┌─ Extracted material

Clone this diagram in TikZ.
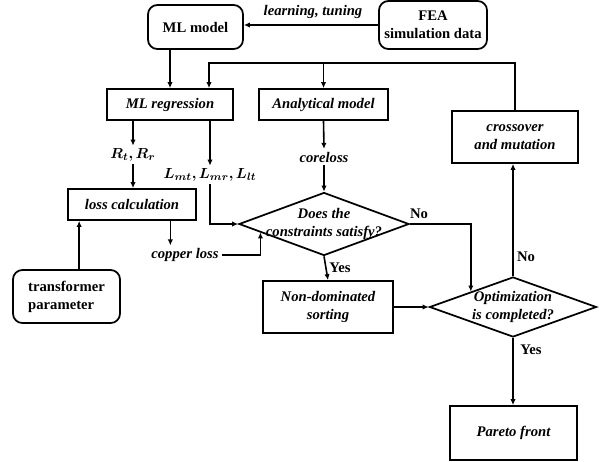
\documentclass[tikz,border=0pt]{standalone}
\usepackage{fontspec}
\setmainfont{Liberation Serif}
\usepackage{amsmath,bm}
\usepackage{tikz}
\usetikzlibrary{positioning, arrows.meta, shapes.geometric, calc}
\newcommand{\figsize}{\fontsize{11}{13.5}\selectfont}
\tikzset{
    box/.style={draw, rectangle, line width=1.3pt, font=\figsize\bfseries\itshape, align=center, inner sep=2pt},
    rbox/.style={box, rounded corners=7pt, font=\figsize\bfseries},
    dia/.style={draw, diamond, line width=1.3pt, inner sep=0pt},
    lbl/.style={font=\figsize\bfseries\itshape, inner sep=2pt},
    ans/.style={font=\figsize\bfseries, inner sep=1pt},
    conn/.style={-, line width=1.2pt},
    arr/.style={conn, -{Latex[length=4.5pt, width=4pt]}},
}

\begin{document}
\begin{tikzpicture}[x=0.75pt, y=-0.75pt]
        \useasboundingbox (0,0) rectangle (602,461);

        \node [rbox, minimum width=71.25pt, minimum height=33pt] (mlm) at (195.5,27) {ML model};
        \node [rbox, minimum width=81pt, minimum height=36pt] (fea) at (433,25) {FEA\\simulation data};
        \node [lbl] (lt) at (313,12) {learning, tuning};

        \node [box, minimum width=94.5pt, minimum height=23.25pt] (mlr) at (170,104.5) {ML regression};
        \node [box, minimum width=96.75pt, minimum height=23.25pt] (ana) at (323.5,104.5) {Analytical model};
        \node [box, minimum width=94.5pt, minimum height=39pt] (cross) at (515,137) {crossover\\and mutation};

        \node [lbl] (rr) at (133,155) {$\bm{R_t, R_r}$};
        \node [lbl] (lm) at (210,175) {$\bm{L_{mt}, L_{mr}, L_{lt}}$};
        \node [lbl] (core) at (324,157) {coreloss};

        \node [box, minimum width=96pt, minimum height=23.25pt] (loss) at (132,204.5) {loss calculation};
        \node [lbl] (cu) at (185,255) {copper loss};
        \node [rbox, align=left, minimum width=80.25pt, minimum height=39.75pt] (trans) at (66.5,296.5) {transformer\\parameter};

        \node [dia, minimum width=127.5pt, minimum height=47.25pt,
            label={[lbl, align=center]center:Does the\\constraints satisfy?}] (d1) at (324,224) {};
        \node [box, minimum width=97.5pt, minimum height=39pt] (nd) at (328,307) {Non-dominated\\sorting};
        \node [dia, minimum width=125.25pt, minimum height=45pt,
            label={[lbl, align=center]center:Optimization\\is completed?}] (d2) at (513,307) {};
        \node [box, minimum width=95.25pt, minimum height=40.5pt] (pf) at (513.5,433) {Pareto front};

        \node [ans] (no1) at (419,214) {No};
        \node [ans] (yes1) at (340,268) {Yes};
        \node [ans] (no2) at (526,257) {No};
        \node [ans] (yes2) at (531,350) {Yes};

        \coordinate (fbl) at (209,63);
        \coordinate (cuin) at ($(d1.west)!0.26!(d1.south)$);
        \coordinate (d2in) at ($(d2.west)!0.5!(d2.north)$);

        \draw [arr] (fea.west) -- (fea.west -| mlm.east);
        \draw [arr] (mlm.south -| mlr.north) -- (mlr.north);
        \draw [arr] (cross.north) |- (fbl) -- (fbl |- mlr.north);
        \draw [arr] (ana.north |- fbl) -- (ana.north);

        \draw [arr] (rr.north |- mlr.south) -- (rr.north);
        \draw [arr] (lm.north |- mlr.south) -- (lm.north);
        \draw [arr] (rr.south) -- (rr.south |- loss.north);
        \draw [arr] (lm.south) |- (d1.west);
        \draw [arr] ([xshift=9.5pt]trans.north) -- ([xshift=9.5pt]trans.north |- loss.south);
        \draw [arr] ([xshift=-11pt]cu.north |- loss.south) -- ([xshift=-11pt]cu.north);
        \draw [arr] (cu.east) -| (cuin);

        \draw [arr] (ana.south) -- (core.north);
        \draw [arr] (core.south) -- (d1.north);
        \draw [arr] (d1.south) -- (nd.north);
        \draw [arr] (d1.east) -| (d2in);
        \draw [arr] (nd.east) -- (d2.west);
        \draw [arr] (d2.north) -- (d2.north |- cross.south);
        \draw [arr] (d2.south) -- (d2.south |- pf.north);
    \end{tikzpicture}
\end{document}
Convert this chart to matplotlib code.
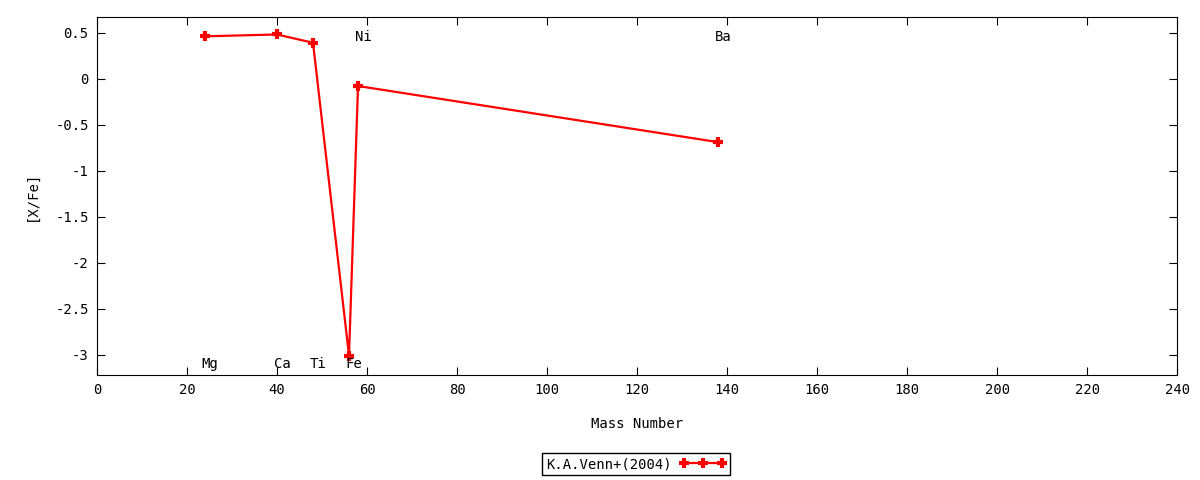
import matplotlib
matplotlib.use("Agg")
import matplotlib.pyplot as plt
from matplotlib.ticker import MultipleLocator, FormatStrFormatter

plt.rcParams['font.family'] = ['DejaVu Sans Mono']
plt.rcParams['axes.unicode_minus'] = False

# abundance data
elements = ['Mg', 'Ca', 'Ti', 'Fe', 'Ni', 'Ba']
mass = [24, 40, 48, 56, 58, 138]
x_fe = [0.46, 0.48, 0.39, -3.01, -0.08, -0.69]
label_y = [-3.1, -3.1, -3.1, -3.1, 0.45, 0.45]

fig = plt.figure(figsize=(12, 4.8), dpi=100)
ax = fig.add_axes([0.0808, 0.2188, 0.9002, 0.7458])

ax.plot(mass, x_fe, color='red', lw=1.6, marker='+', ms=7.5, mew=3,
        label='K.A.Venn+(2004)')

for el, m, ly in zip(elements, mass, label_y):
    ax.text(m - 0.7, ly, el, fontsize=10, ha='left', va='center')

ax.set_xlim(0, 240)
ax.set_ylim(-3.22, 0.67)
ax.xaxis.set_major_locator(MultipleLocator(20))
ax.yaxis.set_major_locator(MultipleLocator(0.5))
ax.yaxis.set_major_formatter(FormatStrFormatter('%g'))
ax.tick_params(direction='in', top=True, right=True, length=6, labelsize=10, pad=6)

ax.set_xlabel('Mass Number', fontsize=10, labelpad=14)
ax.set_ylabel('[X/Fe]', fontsize=10, labelpad=12)

leg = ax.legend(loc='center', bbox_to_anchor=(0.499, -0.249), numpoints=3,
                markerfirst=False, fancybox=False, edgecolor='black',
                framealpha=1, fontsize=10, handlelength=3.3,
                borderpad=0.3, borderaxespad=0, handletextpad=0.6)
leg.get_frame().set_linewidth(1)

fig.savefig('out.png', dpi=100)
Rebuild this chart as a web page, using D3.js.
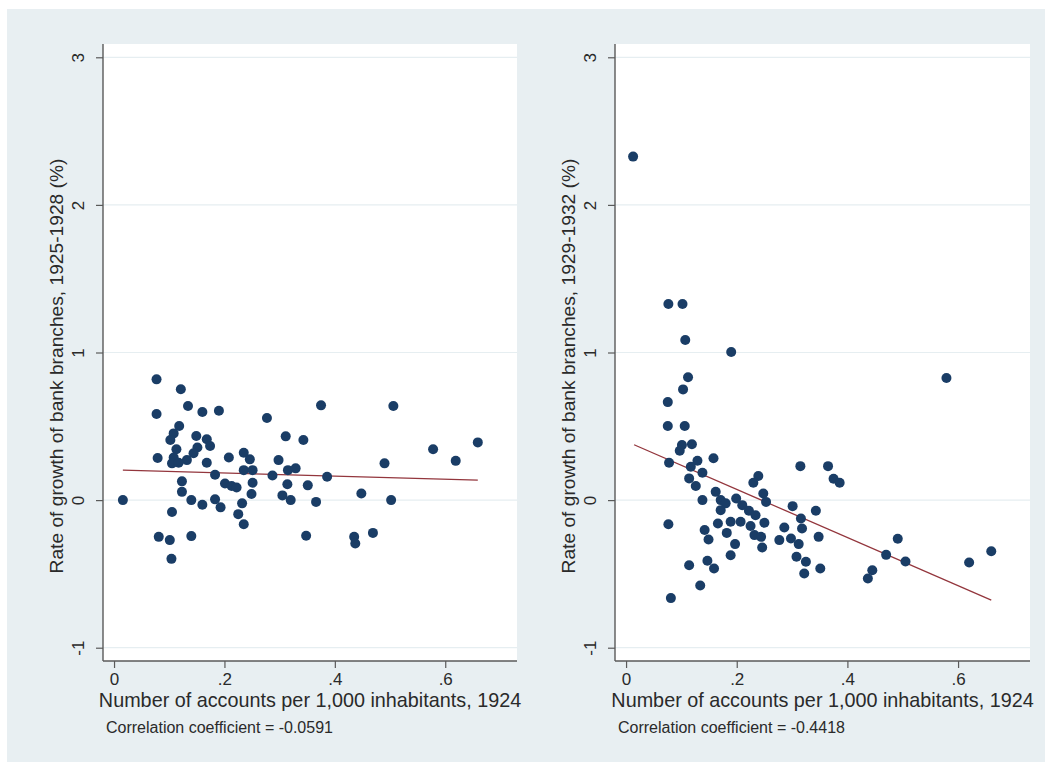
<!DOCTYPE html>
<html>
<head>
<meta charset="utf-8">
<script src="https://cdn.jsdelivr.net/npm/d3@7/dist/d3.min.js"></script>
<style>
  html, body { margin: 0; padding: 0; background: #ffffff; }
  svg { display: block; }
  text { font-family: "Liberation Sans", Arial, Helvetica, sans-serif; fill: #2a2a2a; }
</style>
</head>
<body>
<svg id="chart" width="1052" height="771"></svg>
<script>
// ---- data ----
const yTicks = [-1, 0, 1, 2, 3];
const yTickLabels = ["-1", "0", "1", "2", "3"];
const xTicks = [0, 0.2, 0.4, 0.6];
const xTickLabels = ["0", ".2", ".4", ".6"];

const xTitle = "Number of accounts per 1,000 inhabitants, 1924";
const leftYTitle = "Rate of growth of bank branches, 1925-1928 (%)";
const rightYTitle = "Rate of growth of bank branches, 1929-1932 (%)";
const leftNote = "Correlation coefficient = -0.0591";
const rightNote = "Correlation coefficient = -0.4418";

const leftX = [0.077,0.121,0.134,0.077,0.160,0.190,0.277,0.311,0.118,0.108,0.102,0.149,0.168,0.174,0.151,0.113,0.144,0.079,0.108,0.132,0.105,0.117,0.168,0.208,0.235,0.246,0.298,0.235,0.251,0.183,0.287,0.315,0.123,0.201,0.213,0.222,0.251,0.314,0.123,0.249,0.305,0.016,0.140,0.160,0.183,0.193,0.232,0.105,0.225,0.235,0.081,0.101,0.140,0.104,
  0.375,0.506,0.343,0.329,0.386,0.351,0.320,0.366,0.448,0.502,0.490,0.578,0.619,0.659,0.348,0.435,0.437,0.469];
const leftY = [0.818,0.751,0.637,0.583,0.597,0.605,0.556,0.432,0.502,0.452,0.407,0.434,0.412,0.366,0.357,0.344,0.317,0.285,0.289,0.271,0.249,0.253,0.253,0.289,0.321,0.276,0.271,0.203,0.203,0.172,0.167,0.203,0.127,0.113,0.095,0.086,0.117,0.108,0.056,0.041,0.032,0.000,0.000,-0.032,0.005,-0.049,-0.022,-0.081,-0.095,-0.163,-0.249,-0.271,-0.244,-0.398,
  0.642,0.637,0.407,0.215,0.158,0.100,0.000,-0.012,0.045,0.000,0.249,0.344,0.266,0.391,-0.242,-0.249,-0.294,-0.222];

const rightX = [0.0127,0.0765,0.102,0.107,0.190,0.112,0.103,0.0754,0.0754,0.106,0.101,0.119,0.097,0.0777,0.129,0.158,0.117,0.138,0.114,0.126,0.239,0.230,0.315,0.248,0.162,0.253,0.138,0.171,0.180,0.199,0.210,0.222,0.171,0.234,0.301,0.316,0.318,0.0765,0.166,0.189,0.207,0.225,0.250,0.286,0.142,0.149,0.182,0.232,0.244,0.277,0.298,0.312,0.197,0.246,0.189,0.308,0.325,0.322,0.114,0.147,0.159,0.134,0.081,
  0.579,0.365,0.375,0.386,0.343,0.348,0.351,0.491,0.470,0.505,0.445,0.437,0.620,0.660];
const rightY = [2.327,1.329,1.329,1.085,1.003,0.832,0.750,0.664,0.502,0.502,0.373,0.378,0.334,0.253,0.267,0.283,0.226,0.185,0.147,0.095,0.163,0.117,0.230,0.045,0.056,-0.012,0.000,0.000,-0.022,0.011,-0.034,-0.072,-0.068,-0.102,-0.041,-0.124,-0.192,-0.163,-0.158,-0.147,-0.147,-0.176,-0.154,-0.185,-0.203,-0.267,-0.222,-0.237,-0.249,-0.271,-0.260,-0.298,-0.298,-0.321,-0.373,-0.384,-0.418,-0.497,-0.441,-0.411,-0.463,-0.578,-0.664,
  0.827,0.230,0.145,0.117,-0.072,-0.249,-0.463,-0.262,-0.371,-0.416,-0.475,-0.531,-0.423,-0.346];

const leftFitX = [0.016, 0.659];
const leftFitY = [0.203, 0.136];
const rightFitX = [0.0145, 0.660];
const rightFitY = [0.375, -0.677];

// ---- layout ----
const svg = d3.select("#chart");
const W = 1052, H = 771;
const C = {
  bg: "#e8eff2", plot: "#ffffff", grid: "#e6eef1",
  axis: "#5a5a5a", marker: "#1a3d66", fit: "#93363d"
};

svg.append("rect").attr("x", 7).attr("y", 9).attr("width", W - 14).attr("height", H - 18).attr("fill", C.bg);

const panels = [
  { x0: 103, x1: 517, xs: leftX, ys: leftY, fx: leftFitX, fy: leftFitY, yTitle: leftYTitle, note: leftNote },
  { x0: 615, x1: 1030, xs: rightX, ys: rightY, fx: rightFitX, fy: rightFitY, yTitle: rightYTitle, note: rightNote }
];
const yTop = 44, yBot = 661;

panels.forEach(p => {
  const x = d3.scaleLinear().domain([-0.02, 0.73]).range([p.x0, p.x1]);
  const y = d3.scaleLinear().domain([-1.09, 3.09]).range([yBot, yTop]);
  const g = svg.append("g");

  g.append("rect").attr("x", p.x0).attr("y", yTop).attr("width", p.x1 - p.x0).attr("height", yBot - yTop).attr("fill", C.plot);

  // gridlines
  g.append("g").selectAll("line").data(yTicks).join("line")
    .attr("x1", p.x0).attr("x2", p.x1)
    .attr("y1", d => y(d)).attr("y2", d => y(d))
    .attr("stroke", C.grid).attr("stroke-width", 1.2);

  // fit line
  g.append("line")
    .attr("x1", x(p.fx[0])).attr("y1", y(p.fy[0]))
    .attr("x2", x(p.fx[1])).attr("y2", y(p.fy[1]))
    .attr("stroke", C.fit).attr("stroke-width", 1.3);

  // points
  g.append("g").selectAll("circle").data(p.xs.map((d, i) => [d, p.ys[i]])).join("circle")
    .attr("cx", d => x(d[0])).attr("cy", d => y(d[1])).attr("r", 5)
    .attr("fill", C.marker);

  // axes
  const yAxis = d3.axisLeft(y).tickValues(yTicks).tickFormat((d, i) => yTickLabels[i]).tickSize(7).tickPadding(4);
  const ya = g.append("g").attr("transform", `translate(${p.x0},0)`).call(yAxis);
  ya.select(".domain").attr("d", `M0,${yTop}V${yBot}`).attr("stroke", C.axis).attr("stroke-width", 1.4);
  ya.selectAll(".tick line").attr("stroke", C.axis).attr("stroke-width", 1.2);
  ya.selectAll(".tick text")
    .attr("font-size", 17).attr("fill", "#2a2a2a")
    .attr("text-anchor", "middle").attr("dy", null)
    .attr("x", null)
    .attr("transform", "translate(-19,0) rotate(-90)")
    .attr("dominant-baseline", "auto");

  const xAxis = d3.axisBottom(x).tickValues(xTicks).tickFormat((d, i) => xTickLabels[i]).tickSize(7).tickPadding(4);
  const xa = g.append("g").attr("transform", `translate(0,${yBot})`).call(xAxis);
  xa.select(".domain").attr("d", `M${p.x0},0H${p.x1}`).attr("stroke", C.axis).attr("stroke-width", 1.4);
  xa.selectAll(".tick text").attr("font-size", 17).attr("fill", "#2a2a2a").attr("dy", null).attr("y", 24);
  xa.selectAll(".tick line").attr("stroke", C.axis).attr("stroke-width", 1.2);

  // titles
  g.append("text").attr("x", (p.x0 + p.x1) / 2).attr("y", 707)
    .attr("text-anchor", "middle").attr("font-size", 19.8).text(xTitle);
  g.append("text")
    .attr("transform", `translate(${p.x0 - 40},366) rotate(-90)`)
    .attr("text-anchor", "middle").attr("font-size", 19.2).text(p.yTitle);
  g.append("text").attr("x", p.x0 + 3).attr("y", 733)
    .attr("font-size", 16).text(p.note);
});
</script>
</body>
</html>
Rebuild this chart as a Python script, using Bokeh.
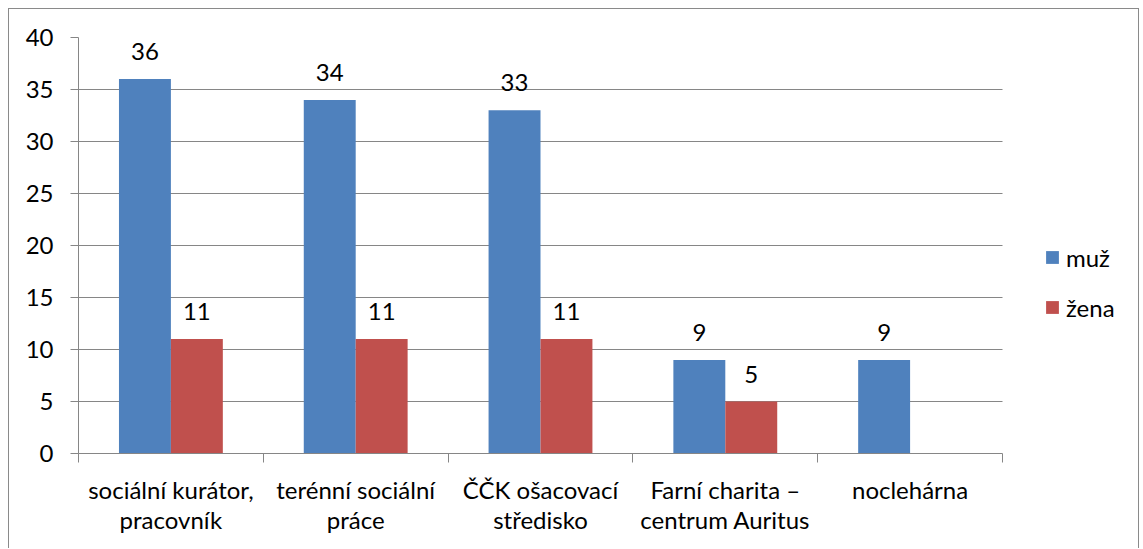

└─

- [Job]: The lines you need run from the one containing "Convert this chart to matplotlib code." down to the one containing "fig.savefig('out.png', dpi=100)"; print them exactly, both ends included, and leave out pictures.

- [Exercise result]:
Convert this chart to matplotlib code.
import matplotlib
matplotlib.use("Agg")
import matplotlib.pyplot as plt
from matplotlib.ticker import MultipleLocator, FormatStrFormatter

plt.rcParams['font.family'] = ['DejaVu Sans Mono']
plt.rcParams['axes.unicode_minus'] = False

# abundance data
elements = ['Mg', 'Ca', 'Ti', 'Fe', 'Ni', 'Ba']
mass = [24, 40, 48, 56, 58, 138]
x_fe = [0.46, 0.48, 0.39, -3.01, -0.08, -0.69]
label_y = [-3.1, -3.1, -3.1, -3.1, 0.45, 0.45]

fig = plt.figure(figsize=(12, 4.8), dpi=100)
ax = fig.add_axes([0.0808, 0.2188, 0.9002, 0.7458])

ax.plot(mass, x_fe, color='red', lw=1.6, marker='+', ms=7.5, mew=3,
        label='K.A.Venn+(2004)')

for el, m, ly in zip(elements, mass, label_y):
    ax.text(m - 0.7, ly, el, fontsize=10, ha='left', va='center')

ax.set_xlim(0, 240)
ax.set_ylim(-3.22, 0.67)
ax.xaxis.set_major_locator(MultipleLocator(20))
ax.yaxis.set_major_locator(MultipleLocator(0.5))
ax.yaxis.set_major_formatter(FormatStrFormatter('%g'))
ax.tick_params(direction='in', top=True, right=True, length=6, labelsize=10, pad=6)

ax.set_xlabel('Mass Number', fontsize=10, labelpad=14)
ax.set_ylabel('[X/Fe]', fontsize=10, labelpad=12)

leg = ax.legend(loc='center', bbox_to_anchor=(0.499, -0.249), numpoints=3,
                markerfirst=False, fancybox=False, edgecolor='black',
                framealpha=1, fontsize=10, handlelength=3.3,
                borderpad=0.3, borderaxespad=0, handletextpad=0.6)
leg.get_frame().set_linewidth(1)

fig.savefig('out.png', dpi=100)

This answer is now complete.